Tekrar ediyorum, Dini bilgilerden habersiz, dinden uzak bir haldeyiz ki, ecnebiler bir kaç kuruş paraya gafillerimizi satın alıp menfaat için onların dinlerine muvakkaten de olsa sokabiliyorlar. Halbuki, kat’i surette, dinine bağlı bir Müslüman, mantığını kullanarak kendi dinini   terk edip, hükmü geçmiş başka bir dine giremez. Eğer girse mantığın değil, duygularının ve hislerinin mahkûm olmanın neticesinde girer. Yani ya para için veya başka bir menfaat için girer. Çünkü dinsiz olmak için düşünmek lazım değil. Fakat dinine sahip çıkmak ve dindar olmak, mantığın kendi eseridir. Dindar olmakta iş var görev var, fakat onunla beraber, onun mantığı, aldığı o manevi bilgiler onu, o mes’uliyeti taşımağa mecbur ediyor ve ne pahasına olursa olsun bildiğini uygulamaktan geri kalamıyor. Çünkü, vazifesini yapmazsa karşıda nasıl zararla karşılaşacağını kesin olarak inanıyor ve inandığının gereğini yapıyor.

 Ne yazık ki düşmanların gayreti ile, bugün sağlam dindar olanların sayısı azaldıysa da, bereket için bazısında, sağlam iman kendini gösteriyor. Ve onların sayesinde kıyamet kopmuyor.

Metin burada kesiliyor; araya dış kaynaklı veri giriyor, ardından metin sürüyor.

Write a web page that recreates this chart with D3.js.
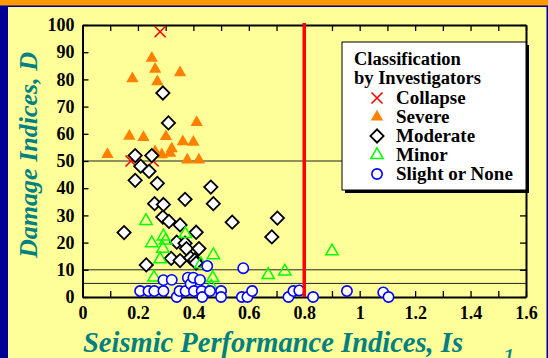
<!DOCTYPE html>
<html>
<head>
<meta charset="utf-8">
<script src="https://cdn.jsdelivr.net/npm/d3@7/dist/d3.min.js"></script>
<style>
  body { margin: 0; background: #FFFF99; }
  svg { display: block; }
</style>
</head>
<body>
<div id="chart"></div>
<script>
// ---- data: [Is, D] ----
const collapse = [[0.28, 97.5], [0.175, 50], [0.255, 50]];
const severe = [
  [0.25, 87.8], [0.262, 83.8], [0.18, 80.3], [0.27, 79.2], [0.352, 82.5],
  [0.412, 64.2], [0.169, 59.1], [0.22, 58.7], [0.301, 59], [0.362, 57.1],
  [0.40, 56.9], [0.09, 52.4], [0.262, 53.4], [0.286, 52.3], [0.316, 52.9],
  [0.322, 54.5], [0.378, 50.4], [0.42, 50.4]
];
const moderate = [
  [0.29, 75], [0.31, 64], [0.19, 52], [0.25, 52], [0.21, 48.1], [0.24, 46.2],
  [0.19, 42.9], [0.27, 41.8], [0.463, 40.4], [0.37, 35.9], [0.472, 34.3],
  [0.26, 34.3], [0.292, 34], [0.29, 29.4], [0.312, 27.8], [0.352, 26.5],
  [0.41, 23.8], [0.54, 27.5], [0.15, 23.7], [0.703, 29], [0.683, 22.1],
  [0.34, 20.2], [0.37, 19.8], [0.375, 17.8], [0.42, 17.8], [0.32, 14.2],
  [0.352, 13.4], [0.39, 14.4], [0.405, 13.6], [0.23, 11.8], [0.41, 12.5]
];
const minor = [
  [0.229, 28], [0.292, 22.3], [0.30, 20.8], [0.25, 19.8], [0.29, 17.8],
  [0.28, 13.9], [0.371, 23.2], [0.472, 15.4], [0.427, 12.1], [0.258, 7.2],
  [0.47, 7], [0.465, 3.8], [0.67, 8.1], [0.73, 9.4], [0.90, 16.8]
];
const slight = [
  [0.208, 2.2], [0.238, 2.2], [0.259, 2.2], [0.292, 2.2], [0.292, 6.2],
  [0.322, 6.3], [0.34, 0], [0.35, 2.2], [0.372, 2.2], [0.38, 7.1],
  [0.39, 4.8], [0.40, 7.1], [0.402, 2.2], [0.424, 6.3], [0.43, 2.2],
  [0.432, 0], [0.45, 11.4], [0.46, 2.2], [0.50, 2.2], [0.50, 0],
  [0.575, 0], [0.595, 0], [0.612, 2.2], [0.58, 10.6], [0.743, 0],
  [0.761, 2.2], [0.782, 2.4], [0.832, 0], [0.954, 2.2], [1.085, 1.7], [1.104, 0]
];

const xTickValues = [0, 0.1, 0.2, 0.3, 0.4, 0.5, 0.6, 0.7, 0.8, 0.9, 1, 1.1, 1.2, 1.3, 1.4, 1.5, 1.6];
const xTickLabels = ["0", "", "0.2", "", "0.4", "", "0.6", "", "0.8", "", "1", "", "1.2", "", "1.4", "", "1.6"];
const yTickValues = [0, 10, 20, 30, 40, 50, 60, 70, 80, 90, 100];
const refLines = [50, 10, 5];
const isLimit = 0.8;

const legendItems = ["Collapse", "Severe", "Moderate", "Minor", "Slight or None"];

const width = 548, height = 358;
const serif = "'Liberation Serif', 'Times New Roman', serif";
const teal = "#008080";

const svg = d3.select('#chart').append('svg')
  .attr('width', width)
  .attr('height', height);

// page decoration
svg.append('rect').attr('width', width).attr('height', height).attr('fill', '#FFFF99');
svg.append('rect').attr('width', width).attr('height', 6).attr('fill', '#FF9900');
svg.append('rect').attr('y', 5.5).attr('width', width).attr('height', 1.5).attr('fill', '#000099');
svg.append('rect').attr('y', 6).attr('width', 8).attr('height', height).attr('fill', '#000099');
svg.append('rect').attr('x', 546.5).attr('y', 6).attr('width', 2).attr('height', height).attr('fill', '#000099');

const x = d3.scaleLinear().domain([0, 1.6]).range([82.5, 526]);
const y = d3.scaleLinear().domain([0, 100]).range([297, 25]);

// reference lines
svg.append('g').selectAll('line')
  .data(refLines)
  .join('line')
  .attr('x1', x(0)).attr('x2', x(1.6))
  .attr('y1', d => y(d)).attr('y2', d => y(d))
  .attr('stroke', '#222')
  .attr('stroke-width', 1);

// axes (inward ticks on all four sides)
const fmtX = d => xTickLabels[xTickValues.indexOf(d)];
const axisB = svg.append('g')
  .attr('transform', `translate(0,${y(0)})`)
  .call(d3.axisBottom(x).tickValues(xTickValues).tickFormat(fmtX).tickSizeInner(-6).tickSizeOuter(0).tickPadding(9));
const axisT = svg.append('g')
  .attr('transform', `translate(0,${y(100)})`)
  .call(d3.axisTop(x).tickValues(xTickValues).tickFormat('').tickSizeInner(-6).tickSizeOuter(0));
const axisL = svg.append('g')
  .attr('transform', `translate(${x(0)},0)`)
  .call(d3.axisLeft(y).tickValues(yTickValues).tickSizeInner(-6).tickSizeOuter(0).tickPadding(8));
const axisR = svg.append('g')
  .attr('transform', `translate(${x(1.6)},0)`)
  .call(d3.axisRight(y).tickValues(yTickValues).tickFormat('').tickSizeInner(-6).tickSizeOuter(0));

[axisB, axisT, axisL, axisR].forEach(a => {
  a.select('.domain').attr('stroke', '#000').attr('stroke-width', 2);
  a.selectAll('.tick line').attr('stroke', '#000').attr('stroke-width', 1.3);
  a.selectAll('text')
    .attr('fill', '#000')
    .style('font-family', serif)
    .style('font-size', '18px')
    .style('font-weight', 'bold');
});

// marker shapes
const xPath = 'M-5.5,-5.5L5.5,5.5M-5.5,5.5L5.5,-5.5';
const triPath = d3.symbol().type(d3.symbolTriangle).size(66)();
const diaPath = d3.symbol().type(d3.symbolSquare).size(88)();
const circPath = d3.symbol().type(d3.symbolCircle).size(84)();

const styles = [
  { data: collapse, path: xPath, rot: 0, fill: 'none', stroke: '#FF0000', sw: 1.6 },
  { data: severe, path: triPath, rot: 0, fill: '#FF8000', stroke: 'none', sw: 0 },
  { data: moderate, path: diaPath, rot: 45, fill: '#FFFFFF', stroke: '#000000', sw: 1.8 },
  { data: minor, path: triPath, rot: 0, fill: 'none', stroke: '#00FF00', sw: 1.5 },
  { data: slight, path: circPath, rot: 0, fill: '#FFFFFF', stroke: '#0000FF', sw: 1.6 }
];

styles.forEach(s => {
  svg.append('g').selectAll('path')
    .data(s.data)
    .join('path')
    .attr('d', s.path)
    .attr('transform', d => `translate(${x(d[0])},${y(d[1])}) rotate(${s.rot})`)
    .attr('fill', s.fill)
    .attr('stroke', s.stroke)
    .attr('stroke-width', s.sw);
});

// Is = 0.8 limit
svg.append('line')
  .attr('x1', x(isLimit)).attr('x2', x(isLimit))
  .attr('y1', y(100) - 2).attr('y2', y(0))
  .attr('stroke', '#FF0000')
  .attr('stroke-width', 3.5);

// axis titles
svg.append('text')
  .attr('x', 83).attr('y', 352)
  .attr('fill', teal)
  .style('font-family', serif)
  .style('font-size', '28.5px')
  .style('font-weight', 'bold')
  .style('font-style', 'italic')
  .text('Seismic Performance Indices, Is');

svg.append('text')
  .attr('transform', 'translate(37,155) rotate(-90)')
  .attr('text-anchor', 'middle')
  .attr('fill', teal)
  .style('font-family', serif)
  .style('font-size', '26px')
  .style('font-weight', 'bold')
  .style('font-style', 'italic')
  .text('Damage Indices, D');

svg.append('text')
  .attr('x', 502).attr('y', 366)
  .attr('fill', teal)
  .style('font-family', serif)
  .style('font-size', '26px')
  .style('font-style', 'italic')
  .text('1');

// legend
const lg = svg.append('g').attr('transform', 'translate(342,42)');
lg.append('rect').attr('x', 3).attr('y', 3).attr('width', 184).attr('height', 148).attr('fill', '#000');
lg.append('rect').attr('width', 184).attr('height', 148).attr('fill', '#FFF').attr('stroke', '#000').attr('stroke-width', 1);
lg.append('text')
  .attr('x', 12).attr('y', 23)
  .style('font-family', serif).style('font-size', '18.5px').style('font-weight', 'bold')
  .selectAll('tspan')
  .data(['Classification', 'by Investigators'])
  .join('tspan')
  .attr('x', 12)
  .attr('dy', (d, i) => i === 0 ? 0 : 18.5)
  .text(d => d);

const items = lg.selectAll('.item')
  .data(legendItems)
  .join('g')
  .attr('class', 'item')
  .attr('transform', (d, i) => `translate(0,${56 + i * 19})`);
items.append('path')
  .attr('d', (d, i) => styles[i].path)
  .attr('transform', (d, i) => `translate(35,0) rotate(${styles[i].rot})`)
  .attr('fill', (d, i) => styles[i].fill)
  .attr('stroke', (d, i) => styles[i].stroke)
  .attr('stroke-width', (d, i) => styles[i].sw);
items.append('text')
  .attr('x', 54).attr('y', 6)
  .style('font-family', serif).style('font-size', '19px').style('font-weight', 'bold')
  .text(d => d);
</script>
</body>
</html>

(Haşiye (Bazısı bunun hakikatını bilmediği için, Yatsı ve İkindinin sünnetini Peygamberimiz A.S.M. terk etmiştir, terk etmek sünnettir diyor. Fakat bilmiyorlar ki: Takva cihetine bakılırsa Peygamberimizin A.S.M. yaptıklarının hafif taraflarını değil, ağır taraflarını almak daha iyi olur. Hatta takvayla amel edenler başka mezhebin hafif tarafını alamazlar,  fakat ağır tarafını rahat rahat alabilirler. Mesela Hanefi mezhebinde olanlar. Şafilerin kan akınca abdesti bozmama meselesini alamazlar. Fakat evlenmesi caiz olan kadına temas etse abdesti bozulur, meselesini rahatlıkla alabilirler ve tatbik de edebilirler.)